We conducted the single-mode transmission experiment over 10 km-long MMF using a commercially available DML based 100 Gb/s QSFP28 CWDM transceiver in compliant with QSFP28 MSA and ITU-T G.694.2. The four channels operate with a separation of 20 nm between1270 and 1330 nm and the suggested transmission distance is up to 2 km. The optical spectrum of the transceiver with the center wavelengths of 1273, 1293, 1313, and 1333 nm is shown in Fig. 11. The experiment configuration is the same as described in Fig. 8. The transceiver has a port of two single-mode duplex LC connectors and the fabricated MMF was spliced to SMF to connect with other components. The insertion loss which contains the coupling loss and splicing loss from the fabricated MMF to SMF was measured to be 0.3 dB at 1310 nm, which is larger than the simulation results. This is probably because that the splicing loss between MMF and SMF is not negligible due to the large difference of Δ. The BER performances of different channels with and without 10-km transmission are presented in Fig. 12. It can be observed that all the channels achieve error free transmission over 10 km-long fabricated MMF with a received power of less than -5 dBm. The performances of the CWDM transceiver still exhibit a little difference among four channels and the received power varies from -7.5 to -5.5 dBm when the B2B link achieves error free transmission. The 1270 nm channel shows the largest power penalty of about 0.6 dB after 10-km transmission while there is nonoticeable power penalty of other three channels.
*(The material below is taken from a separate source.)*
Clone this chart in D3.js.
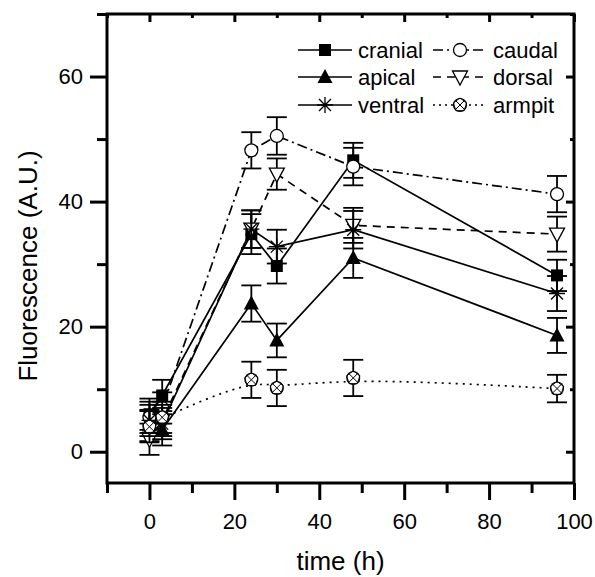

It is because that the zero-dispersion wavelength of the designed MMF is around 1310 nm and the chromatic dispersion at 1270 nm is larger than other operation wavelengths, which coincides well with the dispersion measurement result in Fig. 5. As a result, the fabricated MMF successfully realized the single-mode transmission with a balanced performance and negligible compromise of optical performance compared to standard SMF in the CWDM window of 1270-1330nm. However, it is necessary to investigate the effect of variations in laser linewidth and output power of different transceivers and alignment tolerance of different connectors on the transmission properties of the proposed fiber in order to realize robust operation with a guaranteed access distance in real application.

4. Conclusion

We report on the design and fabrication of a wideband MMF with 30 μm-core and a fluorine-doped silica cladding for high-speed SWDM and CWDM applications. The core size of the MMF was optimized to realize single-mode operation in the window of CWDM transceivers with the consideration of minimizing the coupling loss from traditional MMF to the proposed fiber. Meanwhile, by employing fluorine-doped silica cladding, the wavelength dependency on ${\alpha }_{opt}$ is mitigated and modal bandwidth at the longer wavelength is effectively improved without compromising the bandwidth performance at 850 nm. According to the measurement results, the bandwidth of the proposed fiber is remarkably beyond the specification of OM5 fiber. In experiment, we successfully demonstrated the error free 100 Gb/s (4×25.78 Gb/s) SWDM transmission with a commercially available VCSEL based SWDM transceiver over 250 m-long proposed fiber. The accessible distance can be further increased to 300 meters with a BER just below the FEC threshold of (5×10${ }^{-5}$). Besides, the error free 100 Gb/s CWDM transmission has been demonstrated by employing a commercially available DML based CWDM transceiver over 10 km-long proposed fiber. The results imply that the proposed fiber can be a potential candidate as the transmission media in large-scale data center.